Rodney Pratt, vice president, general counsel, and corporate secretary details journey

(Image: Converse/Nike)
(Image: Converse/Nike)

“The Fish That Saved Pittsburgh.” Chuck Taylors. Dr. J. When I think of the Converse brand, all those iconic images from my childhood dribble up and down the court in my mind. According to the company’s history, it was one of the first brands that embraced basketball as well as actively courted its largely African American fan base. That early brand licensing strategy arguably paved the way for the historic athletic endorsement deals we are so familiar with today. Throughout the years, the brand has evolved and now touches all of the “Unique Ones.” “The Individuals.” Currently, Converse is one of the few brands that can seamlessly adorn the feet of an 8-year-old, a rocked-out band leader, and, yes, the first lady—all on the same day!

When I recently spoke with Rodney Pratt, the new vice president, general counsel, and corporate secretary at Converse, it’s apparent that he too shares an appreciation and affinity for the history of the brand and its commitment to its customers. Pratt was assistant general counsel with Nike since 2011 before he received his current position with Converse in July of this year. At the ripe old age of 38, he has learned a great deal about brand management and corporate governance. In this interview, Pratt shares his career journey and sage advice for the small business owner from the board room of the legendary brand. How did you first come to get your position with the Nike/Converse family?

Rodney Pratt: I’ve always been attracted to Nike and Converse growing up. They were two of the brands that I identified with most as a young kid. I got to a point professionally where I wanted to practice law in a setting that would inspire me and where I could share something with my children. It’s hard to do that in a law firm. I’ve always tried to be focused on working with innovators. And Nike is definitely at the top of the industry when it comes to innovation. Not just in products but in its approach to the business. And Converse is also innovative, but in a different way from Nike. Converse’s innovation is all about creativity.

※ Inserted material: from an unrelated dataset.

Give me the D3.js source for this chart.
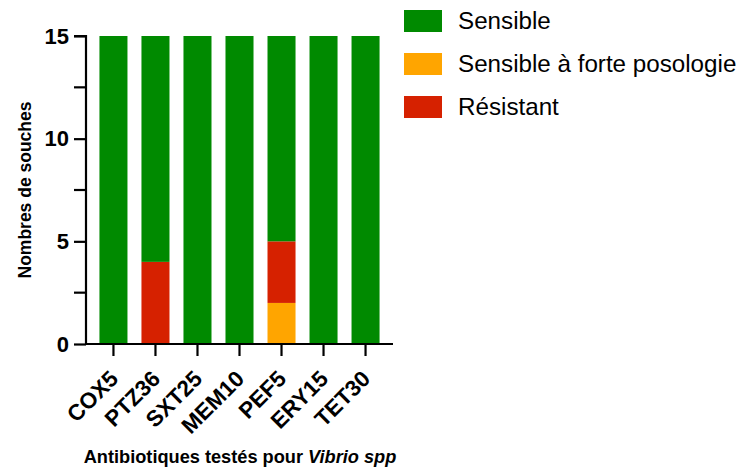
<!DOCTYPE html>
<html>
<head>
<meta charset="utf-8">
<script src="https://cdn.jsdelivr.net/npm/d3@7"></script>
<style>
  body { margin: 0; background: #fff; }
  svg { display: block; font-family: "Liberation Sans", Arial, Helvetica, sans-serif; }
</style>
</head>
<body>
<svg id="chart" width="746" height="468"></svg>
<script>
// Antibiotics tested and the strain counts per susceptibility class
const antibiotics = ["COX5", "PTZ36", "SXT25", "MEM10", "PEF5", "ERY15", "TET30"];
const forteDose   = [0, 0, 0, 0, 2, 0, 0];   // Sensible à forte posologie
const resistant   = [0, 4, 0, 0, 3, 0, 0];   // Résistant
const sensible    = [15, 11, 15, 15, 10, 15, 15]; // Sensible
const yTicks = [0, 5, 10, 15];
const yMinorTicks = [2.5, 7.5, 12.5];

const seriesKeys = ["forte", "resistant", "sensible"];
const seriesLabels = {
  sensible: "Sensible",
  forte: "Sensible à forte posologie",
  resistant: "Résistant"
};
const colors = { sensible: "#008a00", forte: "#ffa500", resistant: "#d62100" };
const legendOrder = ["sensible", "forte", "resistant"];

const rows = antibiotics.map((a, i) => ({
  name: a, forte: forteDose[i], resistant: resistant[i], sensible: sensible[i]
}));

const svg = d3.select("#chart");
const plotLeft = 86, plotRight = 393, plotTop = 36, plotBottom = 344;

const x = d3.scaleBand().domain(antibiotics).range([plotLeft, plotRight])
  .paddingInner(0.333).paddingOuter(0.32);
const y = d3.scaleLinear().domain([0, 15]).range([plotBottom, plotTop]);

const stacked = d3.stack().keys(seriesKeys)(rows);

svg.append("g").selectAll("g").data(stacked).join("g")
  .attr("fill", d => colors[d.key])
  .selectAll("rect").data(d => d).join("rect")
  .attr("x", d => x(d.data.name))
  .attr("width", x.bandwidth())
  .attr("y", d => y(d[1]))
  .attr("height", d => y(d[0]) - y(d[1]));

// Y axis
const yAxis = svg.append("g").attr("transform", `translate(${plotLeft},0)`)
  .call(d3.axisLeft(y).tickValues(yTicks).tickSize(12).tickPadding(5));
yAxis.append("g").selectAll("line").data(yMinorTicks).join("line")
  .attr("x1", -12).attr("x2", 0)
  .attr("y1", d => y(d)).attr("y2", d => y(d));
yAxis.select(".domain").attr("d", `M-12,${y(15)}H0V${y(0)}`);
yAxis.selectAll("line").attr("stroke", "#000").attr("stroke-width", 2.2);
yAxis.select(".domain").attr("stroke", "#000").attr("stroke-width", 2.2);
yAxis.selectAll("text")
  .attr("font-size", 22).attr("font-weight", "bold").attr("fill", "#000")
  .attr("font-family", "'Liberation Sans', Arial, sans-serif");

// X axis
const xAxis = svg.append("g").attr("transform", `translate(0,${plotBottom})`)
  .call(d3.axisBottom(x).tickSize(12).tickSizeOuter(0));
xAxis.select(".domain").attr("d", `M${plotLeft},0H${plotRight}`)
  .attr("stroke", "#000").attr("stroke-width", 2.2);
xAxis.selectAll("line").attr("stroke", "#000").attr("stroke-width", 2.2);
xAxis.selectAll("text")
  .attr("font-size", 22.5).attr("font-weight", "bold").attr("fill", "#000")
  .attr("font-family", "'Liberation Sans', Arial, sans-serif")
  .attr("text-anchor", "end")
  .attr("transform", "translate(-10,20) rotate(-45)")
  .attr("dy", "0.35em");

// Axis titles
svg.append("text")
  .attr("transform", `translate(31,${(plotTop + plotBottom) / 2}) rotate(-90)`)
  .attr("text-anchor", "middle")
  .attr("font-size", 17.5).attr("font-weight", "bold")
  .text("Nombres de souches");

const xt = svg.append("text")
  .attr("x", 240).attr("y", 463)
  .attr("text-anchor", "middle")
  .attr("font-size", 18.2).attr("font-weight", "bold");
xt.append("tspan").text("Antibiotiques testés pour ");
xt.append("tspan").attr("font-style", "italic").text("Vibrio spp");

// Legend
const legend = svg.append("g").attr("transform", "translate(404,10)");
const items = legend.selectAll("g").data(legendOrder).join("g")
  .attr("transform", (d, i) => `translate(0,${i * 43})`);
items.append("rect").attr("width", 38).attr("height", 22)
  .attr("fill", d => colors[d]);
items.append("text").attr("x", 54).attr("y", 11).attr("dy", "0.35em")
  .attr("font-size", 24.2).attr("fill", "#000")
  .text(d => seriesLabels[d]);
</script>
</body>
</html>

It’s thrilling, especially at this stage in my career, to work in such a company that places a premium on independent thought and unleashing ideas that will change the world. [Finally] prior to joining Nike, I focused on getting fit and started high intensity fitness training, so I was naturally drawn to work with Nike because of that passion. And that’s what got me started in the footwear industry and paved my way to my journey to Converse.

What do you think is behind the power and longevity of the Converse brand?

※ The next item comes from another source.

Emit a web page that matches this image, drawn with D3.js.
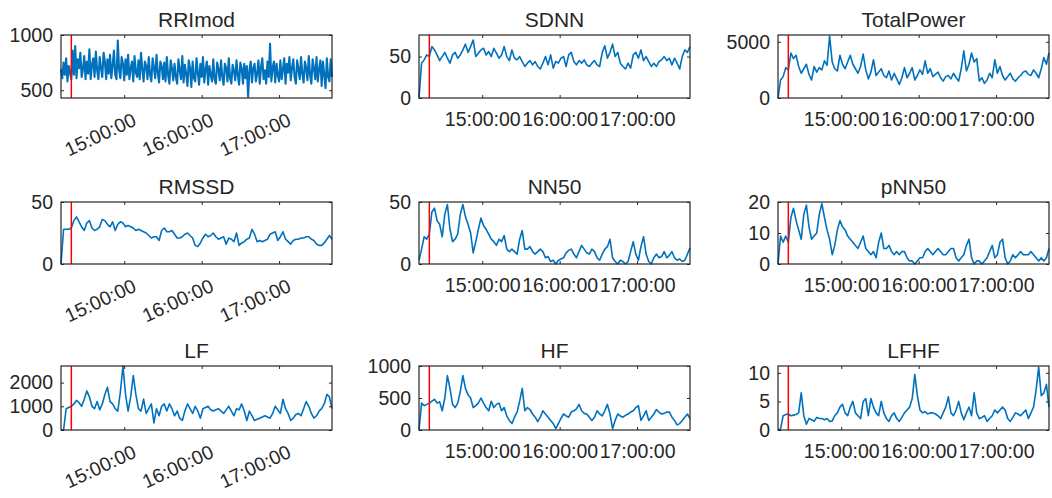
<!DOCTYPE html>
<html>
<head>
<meta charset="utf-8">
<script src="https://cdn.jsdelivr.net/npm/d3@7"></script>
<style>
  body { margin: 0; background: #fff; }
  svg text { font-family: "Liberation Sans", Arial, sans-serif; fill: #262626; }
</style>
</head>
<body>
<svg id="chart" width="1052" height="498"></svg>
<script>
// recording window and the marker (red line)
var startTime = new Date(2019, 0, 1, 14, 11, 0);
var endTime = new Date(2019, 0, 1, 17, 41, 0);
var markTime = new Date(2019, 0, 1, 14, 19, 0);
var hourTicks = [15, 16, 17].map(function(h) { return new Date(2019, 0, 1, h, 0, 0); });

// RRImod: one reading per minute
var rriMod = [
  690, 610, 750, 640, 790, 580, 720, 660, 600, 860,
  640, 900, 610, 780, 700, 840, 620, 690, 810, 600,
  760, 650, 870, 600, 730, 790, 620, 850, 680, 600,
  800, 700, 620, 840, 760, 600, 780, 650, 820, 610,
  720, 860, 640, 600, 950, 690, 610, 800, 740, 590,
  780, 640, 820, 600, 700, 760, 580, 810, 660, 620,
  770, 600, 840, 690, 580, 760, 720, 600, 800, 640,
  580, 790, 700, 610, 820, 660, 570, 760, 720, 600,
  750, 580, 800, 640, 560, 770, 700, 590, 740, 620,
  560, 780, 680, 600, 810, 570, 730, 650, 540, 770,
  700, 530, 760, 610, 580, 790, 660, 550, 740, 620,
  800, 570, 690, 760, 550, 720, 640, 580, 780, 600,
  560, 750, 690, 590, 770, 620, 550, 740, 700, 580,
  790, 610, 560, 730, 680, 590, 770, 640, 550, 750,
  700, 560, 740, 610, 720, 440, 680, 760, 570, 700,
  740, 580, 650, 770, 560, 710, 790, 600, 680, 560,
  760, 620, 920, 580, 700, 760, 570, 740, 640, 580,
  770, 600, 690, 790, 560, 740, 660, 800, 590, 700,
  780, 620, 560, 770, 690, 600, 800, 650, 570, 760,
  700, 590, 810, 640, 560, 780, 700, 600, 800, 580,
  690, 770, 540, 760, 640, 520, 790, 620, 580, 780,
  620
];

// the other indices: one reading every 2 minutes
var sdnn = [
  0, 42, 46, 52, 50, 62, 58, 52, 45, 50,
  55, 48, 42, 52, 55, 48, 52, 58, 65, 55,
  62, 70, 50, 54, 58, 60, 52, 56, 50, 60,
  54, 48, 52, 62, 50, 45, 58, 48, 46, 50,
  44, 38, 42, 45, 40, 44, 38, 35, 42, 50,
  40, 52, 36, 44, 42, 48, 50, 38, 52, 55,
  44, 40, 45, 42, 46, 40, 38, 42, 45, 40,
  38, 55, 63, 48, 55, 65, 50, 55, 42, 38,
  35, 42, 36, 52, 55, 48, 58, 45, 50, 44,
  38, 42, 38, 44, 46, 50, 45, 48, 40, 48,
  42, 35, 50, 58, 55, 62
];
var totalPower = [
  0, 1600, 1900, 2700, 2500, 4000, 3500, 3800, 2800, 2200,
  2600, 3000, 2100, 1600, 2800, 2300, 2700, 2500, 3300, 2900,
  5500, 3200, 2600, 2400, 3800, 3000, 2600, 3200, 3800, 3000,
  2600, 2200, 2800, 3900, 2500, 1700, 2300, 3400, 2000, 2300,
  2600, 2000, 1800, 2400, 1600, 2200, 1700, 1200, 1800, 2700,
  1800, 2200, 2700, 1600, 2000, 2500, 2100, 3300, 2200, 2600,
  1900, 2100, 2300, 1800, 1500, 1900, 2000, 1700, 2200, 1800,
  1500, 2600, 4200, 2400, 3000, 4000, 3200, 3500, 1500, 1800,
  1300, 1600, 2200, 1800, 3400, 2200, 2800, 2000, 1600, 1900,
  2200, 1700, 1500, 1800, 2000, 2300, 2400, 2100, 2000, 2500,
  2200, 1800, 2600, 3600, 3000, 4000
];
var rmssd = [
  0, 28, 28, 28, 29, 35, 38, 34, 30, 27,
  33, 35, 29, 27, 28, 30, 36, 35, 32, 30,
  34, 27, 32, 34, 33, 30, 31, 30, 29, 27,
  28, 27, 26, 25, 23, 21, 22, 22, 19, 27,
  29, 26, 26, 27, 24, 21, 21, 22, 24, 25,
  23, 21, 15, 14, 17, 21, 24, 22, 23, 25,
  22, 20, 21, 22, 16, 21, 20, 18, 25, 15,
  17, 18, 20, 21, 28, 24, 18, 19, 18, 19,
  20, 24, 25, 26, 19, 22, 26, 20, 18, 16,
  19, 20, 20, 21, 21, 22, 22, 20, 19, 16,
  15, 15, 17, 20, 23, 20
];
var nn50 = [
  3, 12, 22, 20, 24, 42, 45, 35, 32, 22,
  40, 48, 28, 18, 20, 24, 40, 48, 38, 32,
  25, 9, 18, 28, 37, 31, 28, 24, 20, 18,
  15, 20, 18, 23, 12, 10, 12, 10, 8, 20,
  27, 12, 12, 14, 10, 8, 10, 12, 10, 5,
  6, 2, 3, 0, 3, 4, 5, 9, 11, 12,
  8, 5, 10, 15, 12, 9, 8, 12, 10, 5,
  3, 8, 12, 14, 20, 5, 2, 0, 3, 2,
  0, 2, 10, 18, 8, 3, 14, 22, 8, 2,
  0, 5, 8, 5, 6, 10, 5, 7, 10, 5,
  3, 4, 2, 3, 8, 13
];
var pnn50 = [
  0, 9, 7, 9, 7, 15, 18, 14, 11, 8,
  16, 19, 12, 8, 9, 10, 16, 19.5, 15, 11,
  8, 3, 6, 11, 14, 12, 11, 9, 8, 7,
  6, 5, 7, 9, 5, 4, 3, 4, 2, 7,
  10, 5, 5, 6, 4, 3, 4, 3, 4, 4,
  2, 1, 1, 0, 1, 2, 2, 4, 5, 4,
  3, 4, 5, 4, 3, 3, 4, 5, 5, 2,
  1, 2, 3, 6, 8, 2, 0, 1, 1, 0,
  1, 2, 4, 6, 2, 3, 7, 8, 2, 0,
  1, 3, 2, 3, 4, 3, 3, 3, 4, 3,
  2, 1, 2, 1, 2, 5
];
var lf = [
  0, 0, 900, 950, 1000, 1100, 1250, 1150, 1000, 1300,
  1650, 1400, 1000, 900, 1200, 850, 1100, 1500, 1800, 1200,
  1100, 900, 800, 1600, 2700, 1500, 800, 1400, 2300, 1500,
  900, 800, 1300, 700, 900, 1100, 300, 900, 600, 1000,
  1100, 800, 1100, 900, 600, 800, 500, 400, 800, 1100,
  900, 700, 1000, 800, 500, 900, 950, 1000, 850, 800,
  850, 900, 800, 700, 850, 1000, 800, 600, 900, 850,
  1100, 800, 400, 800, 600, 400, 450, 500, 550, 600,
  550, 500, 700, 1000, 850, 700, 1300, 900, 700, 400,
  500, 650, 700, 600, 900, 1200, 1000, 700, 500, 600,
  800, 900, 1100, 1500, 1400, 900
];
var hf = [
  0, 420, 380, 400, 420, 450, 480, 420, 440, 300,
  500, 850, 650, 400, 350, 420, 600, 850, 650, 550,
  500, 350, 380, 420, 500, 420, 350, 300, 450, 350,
  400, 420, 300, 350, 220, 150, 100, 200, 280, 450,
  650, 300, 350, 320, 250, 200, 130, 200, 300, 250,
  200, 150, 100, 20, 100, 180, 250, 220, 200, 280,
  300, 330, 400, 300, 260, 250, 200, 150, 200, 300,
  250, 220, 300, 400, 250, 20, 150, 250, 220, 200,
  230, 250, 280, 300, 350, 380, 150, 220, 300, 150,
  200, 250, 320, 280, 250, 260, 280, 280, 200, 150,
  80, 100, 150, 200, 250, 180
];
var lfhf = [
  0, 0.2, 2.5, 2.7, 2.8, 2.5, 2.6, 2.7, 3.0, 6.5,
  2.5, 1.0, 2.0, 1.8, 1.5, 2.2, 2.0, 2.0, 1.8, 2.0,
  1.5, 1.6, 2.5, 3.0, 4.0, 4.5, 3.0, 2.5, 4.0, 5.0,
  3.0, 2.5, 2.0, 5.0, 5.5, 2.5, 5.5, 4.0, 3.0, 2.5,
  5.0, 3.0, 2.0, 1.5, 2.5, 3.0, 2.0, 1.5, 2.2, 3.0,
  3.5, 4.0, 5.5, 9.7, 6.0, 3.5, 3.0, 3.2, 2.8, 3.0,
  3.0, 2.8, 2.5, 2.0, 3.0, 4.0, 5.8, 3.0, 2.5, 3.5,
  5.0, 3.0, 1.8, 3.0, 4.0, 2.5, 6.5, 3.0, 2.0, 2.2,
  2.5, 1.5, 2.0, 2.5, 3.5, 3.0, 3.5, 4.0, 3.5, 2.0,
  1.5, 2.2, 3.0, 2.8, 2.5, 3.0, 3.5, 2.0, 3.0, 4.0,
  7.0, 11.0, 6.0, 6.5, 8.0, 4.0
];

var panels = [
  { title: 'RRImod',     values: rriMod,     step: 1, yDomain: [430, 1000], yTicks: [500, 1000] },
  { title: 'SDNN',       values: sdnn,       step: 2, yDomain: [0, 76],     yTicks: [0, 50] },
  { title: 'TotalPower', values: totalPower, step: 2, yDomain: [0, 5600],   yTicks: [0, 5000] },
  { title: 'RMSSD',      values: rmssd,      step: 2, yDomain: [0, 50],     yTicks: [0, 50] },
  { title: 'NN50',       values: nn50,       step: 2, yDomain: [0, 50],     yTicks: [0, 50] },
  { title: 'pNN50',      values: pnn50,      step: 2, yDomain: [0, 20],     yTicks: [0, 10, 20] },
  { title: 'LF',         values: lf,         step: 2, yDomain: [0, 2700],   yTicks: [0, 1000, 2000] },
  { title: 'HF',         values: hf,         step: 2, yDomain: [0, 1000],   yTicks: [0, 500, 1000] },
  { title: 'LFHF',       values: lfhf,       step: 2, yDomain: [0, 11.2],   yTicks: [0, 5, 10] }
];

var colX = [61, 419, 778],
    rowY = [35, 202, 366],
    rowH = [63, 62, 64],
    boxW = 271,
    axisColor = '#262626',
    lineColor = '#0072BD',
    fmt = d3.timeFormat('%H:%M:%S');

var svg = d3.select('#chart');

panels.forEach(function(p, k) {
  var col = k % 3, row = Math.floor(k / 3);
  var h = rowH[row];
  var g = svg.append('g').attr('transform', 'translate(' + colX[col] + ',' + rowY[row] + ')');

  var x = d3.scaleTime().domain([startTime, endTime]).range([0, boxW]);
  var y = d3.scaleLinear().domain(p.yDomain).range([h, 0]);

  var pts = p.values.map(function(v, i) {
    return { t: d3.timeMinute.offset(startTime, i * p.step), v: v };
  });

  g.append('path')
    .datum(pts)
    .attr('fill', 'none')
    .attr('stroke', lineColor)
    .attr('stroke-width', p.step === 1 ? 2.1 : 1.6)
    .attr('stroke-linejoin', 'round')
    .attr('d', d3.line().x(function(d) { return x(d.t); }).y(function(d) { return y(d.v); }));

  // red marker
  g.append('line')
    .attr('x1', x(markTime)).attr('x2', x(markTime))
    .attr('y1', 0).attr('y2', h)
    .attr('stroke', '#ff0000').attr('stroke-width', 1.5);

  // axes, ticks pointing inward like MATLAB
  var bottom = g.append('g').attr('transform', 'translate(0,' + h + ')')
    .call(d3.axisBottom(x).tickValues(hourTicks).tickSize(-3).tickPadding(14).tickFormat(fmt));
  g.append('g')
    .call(d3.axisTop(x).tickValues(hourTicks).tickSize(-3).tickFormat(''));
  g.append('g')
    .call(d3.axisLeft(y).tickValues(p.yTicks).tickSize(-3).tickPadding(8).tickFormat(d3.format('d')));
  g.append('g').attr('transform', 'translate(' + boxW + ',0)')
    .call(d3.axisRight(y).tickValues(p.yTicks).tickSize(-3).tickFormat(''));

  g.selectAll('.domain').remove();
  g.selectAll('.tick line').attr('stroke', axisColor);
  g.selectAll('.tick text').attr('font-size', '19.5px').attr('fill', axisColor);

  if (col === 0) {
    bottom.selectAll('.tick text')
      .attr('text-anchor', 'end')
      .attr('x', 0).attr('y', 0)
      .attr('dy', '0.71em')
      .attr('transform', 'translate(7,14) rotate(-25)');
  }

  g.append('rect')
    .attr('width', boxW).attr('height', h)
    .attr('fill', 'none')
    .attr('stroke', axisColor)
    .attr('stroke-width', 1.2);

  g.append('text')
    .attr('x', boxW / 2).attr('y', -8)
    .attr('text-anchor', 'middle')
    .attr('font-size', '21px')
    .text(p.title);
});
</script>
</body>
</html>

I think the power and longevity of the brand can be attributed to its commitment to unleashing the creative spirit of its consumers. The brand is extremely focused on the wants and needs of the consumer, and there aren’t too many brands out there, with the exception of Nike, that takes that same approach. We obsess over our consumers and generally believe in giving back to our consumers, and I think that’s why the brand’s been so successful.

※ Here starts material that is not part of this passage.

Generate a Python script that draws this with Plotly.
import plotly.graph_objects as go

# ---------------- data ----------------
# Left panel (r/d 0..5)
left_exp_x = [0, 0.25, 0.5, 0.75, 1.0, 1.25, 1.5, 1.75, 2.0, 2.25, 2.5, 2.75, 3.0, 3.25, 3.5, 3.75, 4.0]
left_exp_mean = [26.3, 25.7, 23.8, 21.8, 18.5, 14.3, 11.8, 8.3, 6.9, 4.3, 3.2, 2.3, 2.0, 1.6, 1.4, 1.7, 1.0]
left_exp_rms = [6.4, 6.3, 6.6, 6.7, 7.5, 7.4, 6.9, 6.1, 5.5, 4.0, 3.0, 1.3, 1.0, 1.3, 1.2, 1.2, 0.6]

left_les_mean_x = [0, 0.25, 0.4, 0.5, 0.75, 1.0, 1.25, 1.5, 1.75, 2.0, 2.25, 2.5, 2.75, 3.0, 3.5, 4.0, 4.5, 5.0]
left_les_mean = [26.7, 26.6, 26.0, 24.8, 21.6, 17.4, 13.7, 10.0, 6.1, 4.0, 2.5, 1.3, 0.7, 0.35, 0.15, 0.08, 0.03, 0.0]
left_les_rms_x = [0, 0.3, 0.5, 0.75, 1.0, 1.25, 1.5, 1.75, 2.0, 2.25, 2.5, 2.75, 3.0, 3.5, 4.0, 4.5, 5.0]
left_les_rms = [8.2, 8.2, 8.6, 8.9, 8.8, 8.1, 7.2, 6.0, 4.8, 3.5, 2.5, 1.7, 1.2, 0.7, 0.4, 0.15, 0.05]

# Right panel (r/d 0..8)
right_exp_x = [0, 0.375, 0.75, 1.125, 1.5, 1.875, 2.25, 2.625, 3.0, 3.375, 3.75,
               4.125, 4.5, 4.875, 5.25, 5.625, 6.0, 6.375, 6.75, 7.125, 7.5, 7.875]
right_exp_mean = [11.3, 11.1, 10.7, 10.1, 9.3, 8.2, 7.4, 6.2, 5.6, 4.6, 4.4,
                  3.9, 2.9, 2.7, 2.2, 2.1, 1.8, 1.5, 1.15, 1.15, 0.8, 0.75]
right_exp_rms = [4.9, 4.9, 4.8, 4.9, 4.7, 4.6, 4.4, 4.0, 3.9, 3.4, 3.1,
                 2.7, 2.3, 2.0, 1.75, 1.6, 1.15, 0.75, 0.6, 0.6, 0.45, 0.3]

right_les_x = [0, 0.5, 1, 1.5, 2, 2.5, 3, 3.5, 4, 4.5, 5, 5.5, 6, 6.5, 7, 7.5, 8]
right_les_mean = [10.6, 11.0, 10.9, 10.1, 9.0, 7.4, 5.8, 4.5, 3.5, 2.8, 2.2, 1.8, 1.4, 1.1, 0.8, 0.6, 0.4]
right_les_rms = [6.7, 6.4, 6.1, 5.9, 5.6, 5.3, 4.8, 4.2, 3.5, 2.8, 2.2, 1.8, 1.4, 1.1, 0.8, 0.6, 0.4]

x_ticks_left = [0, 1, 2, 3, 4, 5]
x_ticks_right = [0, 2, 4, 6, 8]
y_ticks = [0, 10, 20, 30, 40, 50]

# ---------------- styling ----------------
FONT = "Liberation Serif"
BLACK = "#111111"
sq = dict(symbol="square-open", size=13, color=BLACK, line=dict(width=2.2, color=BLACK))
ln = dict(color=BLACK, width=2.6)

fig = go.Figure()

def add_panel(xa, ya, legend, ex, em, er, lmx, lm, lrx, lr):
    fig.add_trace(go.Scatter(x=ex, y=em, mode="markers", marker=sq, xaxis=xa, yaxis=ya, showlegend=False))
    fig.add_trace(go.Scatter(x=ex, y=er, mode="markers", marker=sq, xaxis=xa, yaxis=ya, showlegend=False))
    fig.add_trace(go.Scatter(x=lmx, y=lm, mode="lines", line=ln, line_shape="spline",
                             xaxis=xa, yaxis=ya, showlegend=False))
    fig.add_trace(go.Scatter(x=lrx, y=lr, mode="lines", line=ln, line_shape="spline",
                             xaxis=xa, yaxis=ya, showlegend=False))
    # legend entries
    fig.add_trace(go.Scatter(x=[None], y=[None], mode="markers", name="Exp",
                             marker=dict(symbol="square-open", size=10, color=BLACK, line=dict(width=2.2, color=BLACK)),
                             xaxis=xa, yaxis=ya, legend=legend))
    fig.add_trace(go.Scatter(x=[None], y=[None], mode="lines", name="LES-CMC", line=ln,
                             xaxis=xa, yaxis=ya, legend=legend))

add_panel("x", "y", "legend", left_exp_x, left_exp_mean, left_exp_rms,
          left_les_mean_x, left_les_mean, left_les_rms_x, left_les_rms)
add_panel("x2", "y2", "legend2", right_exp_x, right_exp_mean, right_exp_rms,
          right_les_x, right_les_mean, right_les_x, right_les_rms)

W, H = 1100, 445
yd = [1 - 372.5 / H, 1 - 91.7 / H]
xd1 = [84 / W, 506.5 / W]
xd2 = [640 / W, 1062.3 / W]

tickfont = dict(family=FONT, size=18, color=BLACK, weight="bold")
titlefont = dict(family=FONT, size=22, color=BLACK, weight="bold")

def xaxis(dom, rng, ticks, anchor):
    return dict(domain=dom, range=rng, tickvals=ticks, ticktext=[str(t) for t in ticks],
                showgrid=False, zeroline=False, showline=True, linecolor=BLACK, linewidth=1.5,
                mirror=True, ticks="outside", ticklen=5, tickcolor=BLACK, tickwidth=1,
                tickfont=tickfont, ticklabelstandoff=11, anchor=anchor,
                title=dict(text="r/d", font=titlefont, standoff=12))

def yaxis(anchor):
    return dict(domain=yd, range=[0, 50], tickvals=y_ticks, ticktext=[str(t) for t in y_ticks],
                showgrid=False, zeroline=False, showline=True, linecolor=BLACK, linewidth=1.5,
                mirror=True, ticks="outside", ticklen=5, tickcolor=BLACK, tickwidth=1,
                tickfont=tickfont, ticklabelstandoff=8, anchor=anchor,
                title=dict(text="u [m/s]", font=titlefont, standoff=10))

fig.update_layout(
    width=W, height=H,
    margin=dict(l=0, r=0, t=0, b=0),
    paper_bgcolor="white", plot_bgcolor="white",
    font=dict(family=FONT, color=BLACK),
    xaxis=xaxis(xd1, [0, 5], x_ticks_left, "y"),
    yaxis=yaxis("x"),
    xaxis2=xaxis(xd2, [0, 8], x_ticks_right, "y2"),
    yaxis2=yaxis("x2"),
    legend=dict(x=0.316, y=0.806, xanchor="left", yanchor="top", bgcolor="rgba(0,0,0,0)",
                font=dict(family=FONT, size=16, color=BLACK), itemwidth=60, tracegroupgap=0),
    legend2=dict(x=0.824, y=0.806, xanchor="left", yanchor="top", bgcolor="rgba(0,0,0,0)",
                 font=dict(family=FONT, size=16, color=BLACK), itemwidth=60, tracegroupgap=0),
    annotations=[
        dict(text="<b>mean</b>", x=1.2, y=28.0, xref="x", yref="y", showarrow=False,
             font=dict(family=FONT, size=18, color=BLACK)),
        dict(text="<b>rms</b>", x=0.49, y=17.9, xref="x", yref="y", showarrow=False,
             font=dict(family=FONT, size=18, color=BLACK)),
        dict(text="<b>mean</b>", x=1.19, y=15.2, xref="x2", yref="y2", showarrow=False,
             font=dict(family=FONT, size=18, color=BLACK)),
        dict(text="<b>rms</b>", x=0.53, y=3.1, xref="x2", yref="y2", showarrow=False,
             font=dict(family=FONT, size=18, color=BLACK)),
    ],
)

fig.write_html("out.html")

My focus at Black Enterprise is on small businesses and finding unique stories about growth strategies for our readers. What are some of the best growth strategies that you can give young businesses or small businesses on strengthening their brand?

I started my career as a legal fellow at George Washington Law School of Small Business [Clinic], so I can appreciate that question. One thing I’ve learned from Converse is every strong brand is about having a clear vision, a mission statement, and focus. New businesses should definitely take the time and energy to identify their mission statement and use that to guide them to form their strategy. I think a mistake that many companies make is trying to develop a “win now” strategy when they need to focus on developing a “win from now on” strategy, and that perspective enables you to look not just at the short term but also the long term on how you develop a brand.